We all have constraints. How you deal with yours and use your time is a key factor in how much art you can produce and get to market.
If you want to enjoy prosperity, you can’t just make art, you have to spend time finding ways how to sell your art. Here are 15 suggestions you can use to help you increase your productivity and enjoy greater success.
- Become Routine. Ritualize as many activities as possible. Everything from when you make the coffee, the time you go to bed, answering your email, monitoring social media, studio time, marketing time, and more.
- Plan Your Work. Start a project planner and create to-do lists for it, including calendar events. Todoist.com is a useful, free tool to get started.
- Schedule Yourself. Spreadsheet your week using Michael Hyatt’s “Ideal Week” format. Learn where you are wasting time and put it to better use.
- Put Stuff Away Now. If you put everything you use away in the same place and put it away as soon as you are not using it, those things will always be there when you need them. How much time do you lose every week looking for stuff you put/left somewhere?
- Get Organized. Think through your processes and arrange things to cut down or eliminate unnecessary movements or steps. Jack White taught his wife, Mikki Senkarik, how to paint. They have sold millions of their art. He taught Mikki to put the paint she would use most often in the spot closest to her hand on her palette. This small adjustment for something repeated tens or hundreds of thousands of times pays off in untold hours of time saved and body motion used.
- Get It Off Your Brain. One of the most essential, yet powerful, concepts behind David Allen’s perennial bestseller, Getting Things Done, is to make lists and set dates. By committing to a reliable reminder system, you can clear your mind of clutter by no longer having to try to retain to-do items in your head. Create a system and learn to trust it.
- Try the Pomodoro Technique. I find the concept fascinating. Don’t stay working on the same thing for hours on end. Use a simple timer to break up your day into work, relax, revive and work some more. There are free browser extensions and add-ons that will help you employ the technique.
- Get Help Sooner. If you are going to be as successful as you envision, you will need to get help to get it all done.
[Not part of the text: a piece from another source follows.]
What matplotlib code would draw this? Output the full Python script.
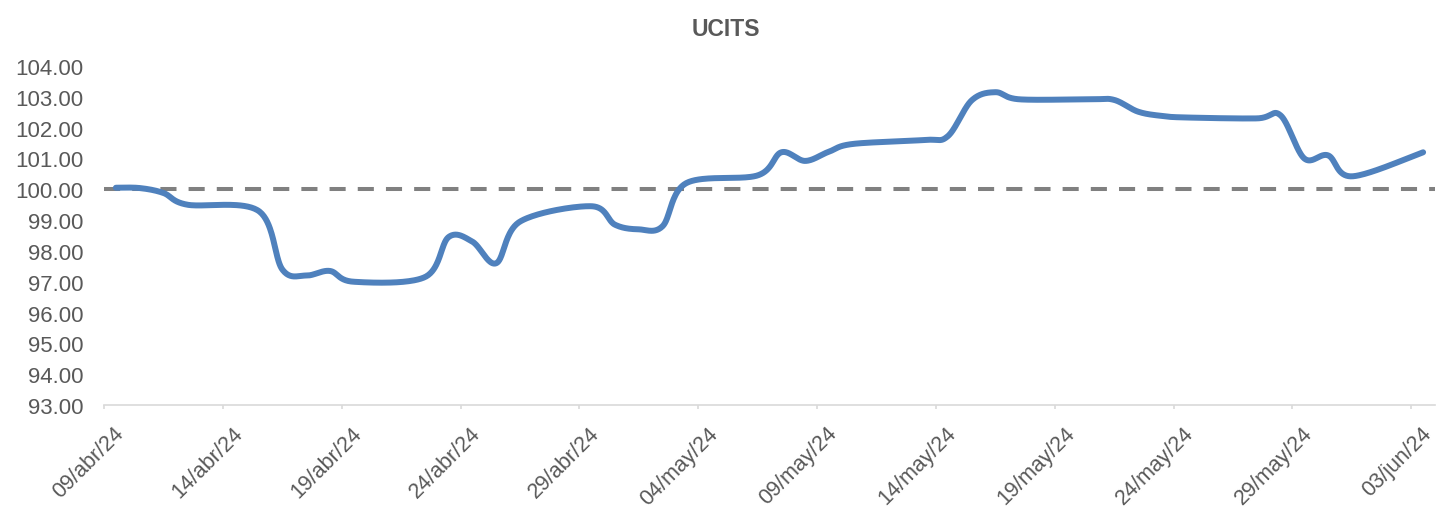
import datetime as dt
import numpy as np
import matplotlib
matplotlib.use("Agg")
import matplotlib.pyplot as plt
import matplotlib.dates as mdates
from matplotlib.transforms import ScaledTranslation

plt.rcParams['font.family'] = ['Liberation Sans', 'DejaVu Sans']

# Datos (días hábiles)
fechas = ["2024-04-09", "2024-04-10", "2024-04-11", "2024-04-12", "2024-04-15",
          "2024-04-16", "2024-04-17", "2024-04-18", "2024-04-19", "2024-04-22",
          "2024-04-23", "2024-04-24", "2024-04-25", "2024-04-26", "2024-04-29",
          "2024-04-30", "2024-05-01", "2024-05-02", "2024-05-03", "2024-05-06",
          "2024-05-07", "2024-05-08", "2024-05-09", "2024-05-10", "2024-05-13",
          "2024-05-14", "2024-05-15", "2024-05-16", "2024-05-17", "2024-05-20",
          "2024-05-21", "2024-05-22", "2024-05-23", "2024-05-24", "2024-05-27",
          "2024-05-28", "2024-05-29", "2024-05-30", "2024-05-31", "2024-06-03"]
ucits = [100.05, 100.04, 99.88, 99.50, 99.30,
         97.40, 97.20, 97.35, 97.00, 97.15,
         98.45, 98.30, 97.60, 98.95, 99.45,
         98.85, 98.70, 98.80, 100.20, 100.45,
         101.20, 100.92, 101.22, 101.47, 101.60,
         101.72, 102.88, 103.15, 102.92, 102.92,
         102.90, 102.52, 102.38, 102.33, 102.30,
         102.40, 101.00, 101.10, 100.42, 101.20]
referencia = 100.0

tick_fechas = ["2024-04-09", "2024-04-14", "2024-04-19", "2024-04-24", "2024-04-29",
               "2024-05-04", "2024-05-09", "2024-05-14", "2024-05-19", "2024-05-24",
               "2024-05-29", "2024-06-03"]
tick_labels = ["09/abr/24", "14/abr/24", "19/abr/24", "24/abr/24", "29/abr/24",
               "04/may/24", "09/may/24", "14/may/24", "19/may/24", "24/may/24",
               "29/may/24", "03/jun/24"]
y_ticks = [93, 94, 95, 96, 97, 98, 99, 100, 101, 102, 103, 104]


def to_num(s):
    return mdates.date2num(dt.datetime.strptime(s, "%Y-%m-%d"))


# Puntos centrados en el día (como el eje de fechas de Excel)
x = np.array([to_num(f) for f in fechas]) + 0.5
y = np.array(ucits)


def suavizar(x, y, n=40):
    # curva suavizada tipo Excel (Catmull-Rom -> Bezier)
    px = np.concatenate([[x[0]], x, [x[-1]]])
    py = np.concatenate([[y[0]], y, [y[-1]]])
    xs, ys = [], []
    t = np.linspace(0, 1, n)
    for i in range(1, len(px) - 2):
        p0 = np.array([px[i], py[i]])
        p1 = np.array([px[i + 1], py[i + 1]])
        c1 = p0 + (p1 - np.array([px[i - 1], py[i - 1]])) / 6
        c2 = p1 - (np.array([px[i + 2], py[i + 2]]) - p0) / 6
        b = ((1 - t) ** 3)[:, None] * p0 + (3 * (1 - t) ** 2 * t)[:, None] * c1 \
            + (3 * (1 - t) * t ** 2)[:, None] * c2 + (t ** 3)[:, None] * p1
        xs.append(b[:, 0])
        ys.append(b[:, 1])
    return np.concatenate(xs), np.concatenate(ys)


sx, sy = suavizar(x, y)

fig = plt.figure(figsize=(14.42, 5.10), dpi=100)
ax = fig.add_axes([104 / 1442, 1 - 406 / 510, (1435 - 104) / 1442, (406 - 67) / 510])

ax.axhline(referencia, color="#808080", lw=2.9, dashes=(4, 3), dash_capstyle="butt", zorder=2)
ax.plot(sx, sy, color="#4F81BD", lw=4.3, solid_capstyle="round", zorder=3)

ax.set_xlim(to_num("2024-04-09"), to_num("2024-06-04"))
ax.set_ylim(93, 104)
ax.set_yticks(y_ticks)
ax.set_yticklabels([f"{v:.2f}" for v in y_ticks])
ax.set_xticks([to_num(f) for f in tick_fechas])
ax.set_xticklabels(tick_labels, rotation=45, ha="right", va="center", rotation_mode="anchor")

for s in ["top", "right", "left"]:
    ax.spines[s].set_visible(False)
ax.spines["bottom"].set_color("#D9D9D9")
ax.spines["bottom"].set_linewidth(1.2)

ax.tick_params(axis="y", length=0, pad=15, labelsize=16, labelcolor="#595959")
ax.tick_params(axis="x", length=3, width=1.2, color="#D9D9D9", pad=15,
               labelsize=15.5, labelcolor="#595959")

desplaza = ScaledTranslation(17 / 100, 0, fig.dpi_scale_trans)
for lab in ax.get_xticklabels():
    lab.set_transform(lab.get_transform() + desplaza)

fig.text(726 / 1442, 1 - 30 / 510, "UCITS", ha="center", va="center",
         fontsize=16.5, fontweight="bold", color="#595959")

fig.savefig("out.png", dpi=100)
Begin by cataloging your daily activities. Patterns will emerge where you can see you how much time you spend doing mundane things that you can pay someone else to do for you. Marketing guru, Perry Marshall, in his 80/20 Sales and Marketing book, says you have $10 per hour activities, $100 per hour activities, and even $1,000 per hour activities. You want to do as much as possible in your higher earning capacity. He suggests hiring someone who can only do the mundane things 80% as good as you can. Over time, that same person will become more efficient than you ever were.
- Be Selective. Stop pleasing everyone. Learn how to say no. You can do this politely, but authoritatively. By demonstrating to others you value your time, those closest to you will begin to understand your need for more time for your business. Those who don’t get it are the ones you spend less and less time with or drop altogether.
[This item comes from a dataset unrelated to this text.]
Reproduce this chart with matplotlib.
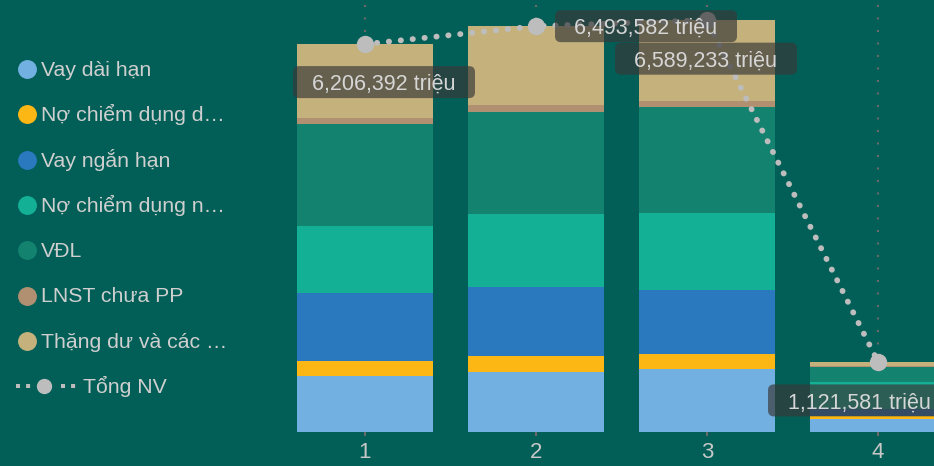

- Choose Wisely. You only have so much room in your life and your schedule for interacting with other people. Choose to not let energy and spirit vampires in your company. These are people who are negative, or who continually want to waste your time with trivial matters. They lack a big picture for themselves and often project on you misguided conceptions about life and what they think you are doing. Spend your time with those who uplift and support you. Give back freely to those who do.
- Narrow Your Focus. If you want to deepen your sales and your mark on your business stop trying to be all things to all people. Simplify what you are doing, what you are selling and to whom you are selling your end product. The market for your “One Thing” is much bigger than you think. When you start putting all your energy into it, you will find much more opportunity than you previously thought. Your market will become more responsive to you when it sees how serious you are about just “One Thing.” Doing this will buy you time, build strength in your most effective channel, and produce greater sales because you own what you do and where you do it.
- Become a Single-tasker. Multi-tasking for humans is non-productive. Just as with narrowing your business and marketing focus to their core, single-tasking allows you to put your full energy into accomplishing great things the first time. Single-tasking will reduce or vastly eliminate mistakes. The saying, “There is always time to do it right the second time” is so true. The more you get things done right the first time, the more time you have to get other important things done. It’s an incremental process that will save you untold hours over the course of your career.
- Know When to Quit. Da Vinci said, “Art is never finished, only abandoned.” Michael Hyatt, once again, says, “Perfectionism is the mother of procrastination.” I guarantee only you will know that painting could use one more brush stroke, or that image could use one more Photoshop technique, or that sculpture curve could have been just a little more round. If I don’t know, how can I possibly care. Stop using perfectionism to keep you from getting things done. Start looking at why you are procrastinating. Get inside your head. Is something else going on? Are you afraid of success? Are you afraid of failure? Is there something else keeping you from high performance and high productivity? If there is. Don’t be afraid to get help. It’s not a sign of weakness to ask for help.
- Take a Nap. Working when you are tired or sleepy is not productive. Learn how to grab a 15-30 minute power nap every day, or at least when you need it. Get enough sleep every night so your naps are short and you awake from them in your power mode.
- Do Important Things First. Stephen Covey calls this “putting in the big rocks first.” Learn how to differentiate between those things that are urgent and those things that are important. Your phone ringing, your email, and social media notifications are not important, but feel urgent. Keeping your appointment with yourself to work on your art, or your marketing is vital. Don’t shed time from important things to do unimportant or less important things. Do the important things you like to do the least first. By getting those things done that you don’t like to do first, you buy yourself more time to do pleasant things. And, you free your mind of fretting about when you find time to do those tasks you find less appealing.